------ Supplied data ------

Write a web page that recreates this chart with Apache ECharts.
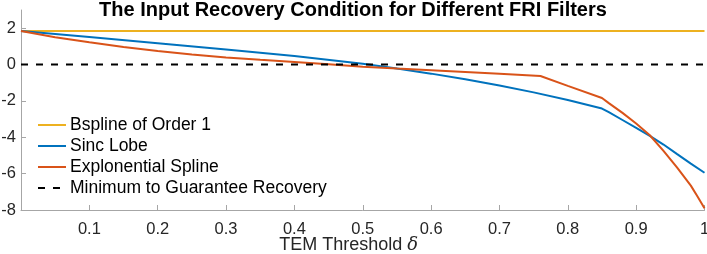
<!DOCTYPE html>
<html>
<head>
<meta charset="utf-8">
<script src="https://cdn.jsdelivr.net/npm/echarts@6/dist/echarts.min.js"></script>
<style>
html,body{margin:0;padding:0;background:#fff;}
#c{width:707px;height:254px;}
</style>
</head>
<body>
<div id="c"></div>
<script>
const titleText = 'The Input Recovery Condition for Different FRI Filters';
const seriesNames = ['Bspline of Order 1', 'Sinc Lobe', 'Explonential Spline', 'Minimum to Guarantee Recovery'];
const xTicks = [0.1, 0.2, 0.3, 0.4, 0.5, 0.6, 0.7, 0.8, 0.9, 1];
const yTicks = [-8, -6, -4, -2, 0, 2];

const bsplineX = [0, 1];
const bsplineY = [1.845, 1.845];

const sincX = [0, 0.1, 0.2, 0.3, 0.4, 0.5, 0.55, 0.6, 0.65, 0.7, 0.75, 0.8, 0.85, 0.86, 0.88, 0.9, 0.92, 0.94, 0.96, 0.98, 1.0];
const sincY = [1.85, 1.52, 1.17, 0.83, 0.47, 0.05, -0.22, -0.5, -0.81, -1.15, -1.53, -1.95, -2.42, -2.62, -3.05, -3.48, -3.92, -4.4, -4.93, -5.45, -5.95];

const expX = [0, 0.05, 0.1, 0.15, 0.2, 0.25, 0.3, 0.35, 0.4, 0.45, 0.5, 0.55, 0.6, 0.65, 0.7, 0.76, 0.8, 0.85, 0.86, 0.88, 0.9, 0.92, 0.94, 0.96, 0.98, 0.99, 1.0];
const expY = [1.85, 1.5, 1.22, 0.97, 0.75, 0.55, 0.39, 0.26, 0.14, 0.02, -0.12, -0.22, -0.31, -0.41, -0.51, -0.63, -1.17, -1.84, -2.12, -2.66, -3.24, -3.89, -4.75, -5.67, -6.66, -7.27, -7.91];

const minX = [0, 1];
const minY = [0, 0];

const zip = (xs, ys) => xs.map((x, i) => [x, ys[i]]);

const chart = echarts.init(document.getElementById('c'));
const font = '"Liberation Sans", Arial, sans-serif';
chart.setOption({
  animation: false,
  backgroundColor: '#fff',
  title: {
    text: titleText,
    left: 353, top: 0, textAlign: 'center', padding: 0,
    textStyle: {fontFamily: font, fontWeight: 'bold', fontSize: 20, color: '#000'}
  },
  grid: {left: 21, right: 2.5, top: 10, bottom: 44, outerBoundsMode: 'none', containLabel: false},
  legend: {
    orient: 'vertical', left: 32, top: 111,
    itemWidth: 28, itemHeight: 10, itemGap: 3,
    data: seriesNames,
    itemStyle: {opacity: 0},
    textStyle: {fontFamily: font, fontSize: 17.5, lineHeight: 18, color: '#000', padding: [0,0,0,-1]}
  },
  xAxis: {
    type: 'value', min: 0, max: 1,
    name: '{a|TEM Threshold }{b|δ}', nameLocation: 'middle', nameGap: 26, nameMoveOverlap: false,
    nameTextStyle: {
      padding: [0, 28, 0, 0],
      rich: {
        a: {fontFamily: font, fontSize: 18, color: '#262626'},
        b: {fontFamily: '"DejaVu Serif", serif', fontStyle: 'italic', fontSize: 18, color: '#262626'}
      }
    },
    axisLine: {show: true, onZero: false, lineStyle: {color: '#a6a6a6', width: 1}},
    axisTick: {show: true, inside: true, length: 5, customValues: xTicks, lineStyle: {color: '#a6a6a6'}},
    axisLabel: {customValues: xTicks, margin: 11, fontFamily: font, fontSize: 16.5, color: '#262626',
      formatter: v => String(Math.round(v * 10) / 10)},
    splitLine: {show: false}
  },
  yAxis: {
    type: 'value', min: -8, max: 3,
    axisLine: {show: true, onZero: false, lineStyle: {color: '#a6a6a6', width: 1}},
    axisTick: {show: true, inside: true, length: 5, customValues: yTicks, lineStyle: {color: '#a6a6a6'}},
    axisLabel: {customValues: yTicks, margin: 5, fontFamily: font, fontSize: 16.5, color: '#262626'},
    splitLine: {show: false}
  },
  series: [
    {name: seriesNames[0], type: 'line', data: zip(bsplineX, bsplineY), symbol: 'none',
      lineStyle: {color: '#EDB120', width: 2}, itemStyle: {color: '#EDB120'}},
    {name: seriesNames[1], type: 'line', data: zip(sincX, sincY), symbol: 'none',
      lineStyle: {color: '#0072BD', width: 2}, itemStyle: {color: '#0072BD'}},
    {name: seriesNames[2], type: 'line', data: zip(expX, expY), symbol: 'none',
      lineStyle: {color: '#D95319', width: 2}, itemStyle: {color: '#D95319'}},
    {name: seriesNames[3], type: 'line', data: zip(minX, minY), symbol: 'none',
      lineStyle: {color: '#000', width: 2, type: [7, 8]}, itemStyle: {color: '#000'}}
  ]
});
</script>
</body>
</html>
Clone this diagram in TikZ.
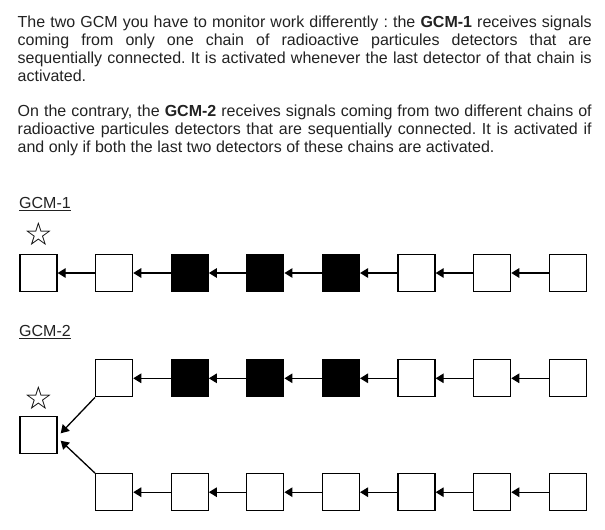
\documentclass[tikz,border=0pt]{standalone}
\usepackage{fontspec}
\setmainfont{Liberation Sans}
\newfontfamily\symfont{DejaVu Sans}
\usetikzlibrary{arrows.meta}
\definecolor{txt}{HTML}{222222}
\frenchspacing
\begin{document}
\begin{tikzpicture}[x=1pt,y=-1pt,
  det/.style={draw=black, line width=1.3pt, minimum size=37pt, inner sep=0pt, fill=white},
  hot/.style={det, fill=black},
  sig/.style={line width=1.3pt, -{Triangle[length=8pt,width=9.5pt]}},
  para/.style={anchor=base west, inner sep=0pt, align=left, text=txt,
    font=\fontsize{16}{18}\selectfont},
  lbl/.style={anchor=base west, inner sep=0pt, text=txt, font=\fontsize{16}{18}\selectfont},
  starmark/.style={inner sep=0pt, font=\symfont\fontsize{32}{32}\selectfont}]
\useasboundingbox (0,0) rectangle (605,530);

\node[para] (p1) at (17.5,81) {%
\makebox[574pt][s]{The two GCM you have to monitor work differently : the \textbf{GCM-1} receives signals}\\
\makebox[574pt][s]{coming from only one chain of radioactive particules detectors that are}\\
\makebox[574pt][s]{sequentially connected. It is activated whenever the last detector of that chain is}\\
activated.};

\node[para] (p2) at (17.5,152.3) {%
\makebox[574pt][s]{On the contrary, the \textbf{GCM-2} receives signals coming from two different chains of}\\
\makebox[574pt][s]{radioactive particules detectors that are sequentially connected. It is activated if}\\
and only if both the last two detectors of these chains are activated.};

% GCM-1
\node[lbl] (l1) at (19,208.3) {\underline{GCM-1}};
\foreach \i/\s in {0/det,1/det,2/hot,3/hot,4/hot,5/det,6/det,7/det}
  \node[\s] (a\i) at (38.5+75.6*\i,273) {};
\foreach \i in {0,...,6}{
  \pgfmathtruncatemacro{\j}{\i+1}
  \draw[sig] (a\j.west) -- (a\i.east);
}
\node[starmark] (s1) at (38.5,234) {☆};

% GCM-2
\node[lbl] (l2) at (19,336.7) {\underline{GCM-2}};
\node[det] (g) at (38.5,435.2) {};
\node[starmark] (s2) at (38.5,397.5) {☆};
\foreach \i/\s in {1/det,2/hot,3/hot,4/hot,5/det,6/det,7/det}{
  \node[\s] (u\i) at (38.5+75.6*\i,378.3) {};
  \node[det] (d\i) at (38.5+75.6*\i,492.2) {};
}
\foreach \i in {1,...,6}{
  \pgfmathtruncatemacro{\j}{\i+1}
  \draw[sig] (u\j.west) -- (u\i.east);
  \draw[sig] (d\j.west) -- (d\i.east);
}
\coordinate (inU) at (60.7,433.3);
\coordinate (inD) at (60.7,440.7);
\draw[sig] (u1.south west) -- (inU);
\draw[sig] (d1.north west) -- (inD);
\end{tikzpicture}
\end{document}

------

Task → Are you able to set down all the lines above exactly, without any pictures?

Exercise response →
Write a web page that recreates this chart with Apache ECharts.
<!DOCTYPE html>
<html>
<head>
<meta charset="utf-8">
<script src="https://cdn.jsdelivr.net/npm/echarts@6/dist/echarts.min.js"></script>
<style>
html,body{margin:0;padding:0;background:#fff;}
#c{width:707px;height:254px;}
</style>
</head>
<body>
<div id="c"></div>
<script>
const titleText = 'The Input Recovery Condition for Different FRI Filters';
const seriesNames = ['Bspline of Order 1', 'Sinc Lobe', 'Explonential Spline', 'Minimum to Guarantee Recovery'];
const xTicks = [0.1, 0.2, 0.3, 0.4, 0.5, 0.6, 0.7, 0.8, 0.9, 1];
const yTicks = [-8, -6, -4, -2, 0, 2];

const bsplineX = [0, 1];
const bsplineY = [1.845, 1.845];

const sincX = [0, 0.1, 0.2, 0.3, 0.4, 0.5, 0.55, 0.6, 0.65, 0.7, 0.75, 0.8, 0.85, 0.86, 0.88, 0.9, 0.92, 0.94, 0.96, 0.98, 1.0];
const sincY = [1.85, 1.52, 1.17, 0.83, 0.47, 0.05, -0.22, -0.5, -0.81, -1.15, -1.53, -1.95, -2.42, -2.62, -3.05, -3.48, -3.92, -4.4, -4.93, -5.45, -5.95];

const expX = [0, 0.05, 0.1, 0.15, 0.2, 0.25, 0.3, 0.35, 0.4, 0.45, 0.5, 0.55, 0.6, 0.65, 0.7, 0.76, 0.8, 0.85, 0.86, 0.88, 0.9, 0.92, 0.94, 0.96, 0.98, 0.99, 1.0];
const expY = [1.85, 1.5, 1.22, 0.97, 0.75, 0.55, 0.39, 0.26, 0.14, 0.02, -0.12, -0.22, -0.31, -0.41, -0.51, -0.63, -1.17, -1.84, -2.12, -2.66, -3.24, -3.89, -4.75, -5.67, -6.66, -7.27, -7.91];

const minX = [0, 1];
const minY = [0, 0];

const zip = (xs, ys) => xs.map((x, i) => [x, ys[i]]);

const chart = echarts.init(document.getElementById('c'));
const font = '"Liberation Sans", Arial, sans-serif';
chart.setOption({
  animation: false,
  backgroundColor: '#fff',
  title: {
    text: titleText,
    left: 353, top: 0, textAlign: 'center', padding: 0,
    textStyle: {fontFamily: font, fontWeight: 'bold', fontSize: 20, color: '#000'}
  },
  grid: {left: 21, right: 2.5, top: 10, bottom: 44, outerBoundsMode: 'none', containLabel: false},
  legend: {
    orient: 'vertical', left: 32, top: 111,
    itemWidth: 28, itemHeight: 10, itemGap: 3,
    data: seriesNames,
    itemStyle: {opacity: 0},
    textStyle: {fontFamily: font, fontSize: 17.5, lineHeight: 18, color: '#000', padding: [0,0,0,-1]}
  },
  xAxis: {
    type: 'value', min: 0, max: 1,
    name: '{a|TEM Threshold }{b|δ}', nameLocation: 'middle', nameGap: 26, nameMoveOverlap: false,
    nameTextStyle: {
      padding: [0, 28, 0, 0],
      rich: {
        a: {fontFamily: font, fontSize: 18, color: '#262626'},
        b: {fontFamily: '"DejaVu Serif", serif', fontStyle: 'italic', fontSize: 18, color: '#262626'}
      }
    },
    axisLine: {show: true, onZero: false, lineStyle: {color: '#a6a6a6', width: 1}},
    axisTick: {show: true, inside: true, length: 5, customValues: xTicks, lineStyle: {color: '#a6a6a6'}},
    axisLabel: {customValues: xTicks, margin: 11, fontFamily: font, fontSize: 16.5, color: '#262626',
      formatter: v => String(Math.round(v * 10) / 10)},
    splitLine: {show: false}
  },
  yAxis: {
    type: 'value', min: -8, max: 3,
    axisLine: {show: true, onZero: false, lineStyle: {color: '#a6a6a6', width: 1}},
    axisTick: {show: true, inside: true, length: 5, customValues: yTicks, lineStyle: {color: '#a6a6a6'}},
    axisLabel: {customValues: yTicks, margin: 5, fontFamily: font, fontSize: 16.5, color: '#262626'},
    splitLine: {show: false}
  },
  series: [
    {name: seriesNames[0], type: 'line', data: zip(bsplineX, bsplineY), symbol: 'none',
      lineStyle: {color: '#EDB120', width: 2}, itemStyle: {color: '#EDB120'}},
    {name: seriesNames[1], type: 'line', data: zip(sincX, sincY), symbol: 'none',
      lineStyle: {color: '#0072BD', width: 2}, itemStyle: {color: '#0072BD'}},
    {name: seriesNames[2], type: 'line', data: zip(expX, expY), symbol: 'none',
      lineStyle: {color: '#D95319', width: 2}, itemStyle: {color: '#D95319'}},
    {name: seriesNames[3], type: 'line', data: zip(minX, minY), symbol: 'none',
      lineStyle: {color: '#000', width: 2, type: [7, 8]}, itemStyle: {color: '#000'}}
  ]
});
</script>
</body>
</html>
Clone this diagram in TikZ.
\documentclass[tikz,border=0pt]{standalone}
\usepackage{fontspec}
\setmainfont{Liberation Sans}
\newfontfamily\symfont{DejaVu Sans}
\usetikzlibrary{arrows.meta}
\definecolor{txt}{HTML}{222222}
\frenchspacing
\begin{document}
\begin{tikzpicture}[x=1pt,y=-1pt,
  det/.style={draw=black, line width=1.3pt, minimum size=37pt, inner sep=0pt, fill=white},
  hot/.style={det, fill=black},
  sig/.style={line width=1.3pt, -{Triangle[length=8pt,width=9.5pt]}},
  para/.style={anchor=base west, inner sep=0pt, align=left, text=txt,
    font=\fontsize{16}{18}\selectfont},
  lbl/.style={anchor=base west, inner sep=0pt, text=txt, font=\fontsize{16}{18}\selectfont},
  starmark/.style={inner sep=0pt, font=\symfont\fontsize{32}{32}\selectfont}]
\useasboundingbox (0,0) rectangle (605,530);

\node[para] (p1) at (17.5,81) {%
\makebox[574pt][s]{The two GCM you have to monitor work differently : the \textbf{GCM-1} receives signals}\\
\makebox[574pt][s]{coming from only one chain of radioactive particules detectors that are}\\
\makebox[574pt][s]{sequentially connected. It is activated whenever the last detector of that chain is}\\
activated.};

\node[para] (p2) at (17.5,152.3) {%
\makebox[574pt][s]{On the contrary, the \textbf{GCM-2} receives signals coming from two different chains of}\\
\makebox[574pt][s]{radioactive particules detectors that are sequentially connected. It is activated if}\\
and only if both the last two detectors of these chains are activated.};

% GCM-1
\node[lbl] (l1) at (19,208.3) {\underline{GCM-1}};
\foreach \i/\s in {0/det,1/det,2/hot,3/hot,4/hot,5/det,6/det,7/det}
  \node[\s] (a\i) at (38.5+75.6*\i,273) {};
\foreach \i in {0,...,6}{
  \pgfmathtruncatemacro{\j}{\i+1}
  \draw[sig] (a\j.west) -- (a\i.east);
}
\node[starmark] (s1) at (38.5,234) {☆};

% GCM-2
\node[lbl] (l2) at (19,336.7) {\underline{GCM-2}};
\node[det] (g) at (38.5,435.2) {};
\node[starmark] (s2) at (38.5,397.5) {☆};
\foreach \i/\s in {1/det,2/hot,3/hot,4/hot,5/det,6/det,7/det}{
  \node[\s] (u\i) at (38.5+75.6*\i,378.3) {};
  \node[det] (d\i) at (38.5+75.6*\i,492.2) {};
}
\foreach \i in {1,...,6}{
  \pgfmathtruncatemacro{\j}{\i+1}
  \draw[sig] (u\j.west) -- (u\i.east);
  \draw[sig] (d\j.west) -- (d\i.east);
}
\coordinate (inU) at (60.7,433.3);
\coordinate (inD) at (60.7,440.7);
\draw[sig] (u1.south west) -- (inU);
\draw[sig] (d1.north west) -- (inD);
\end{tikzpicture}
\end{document}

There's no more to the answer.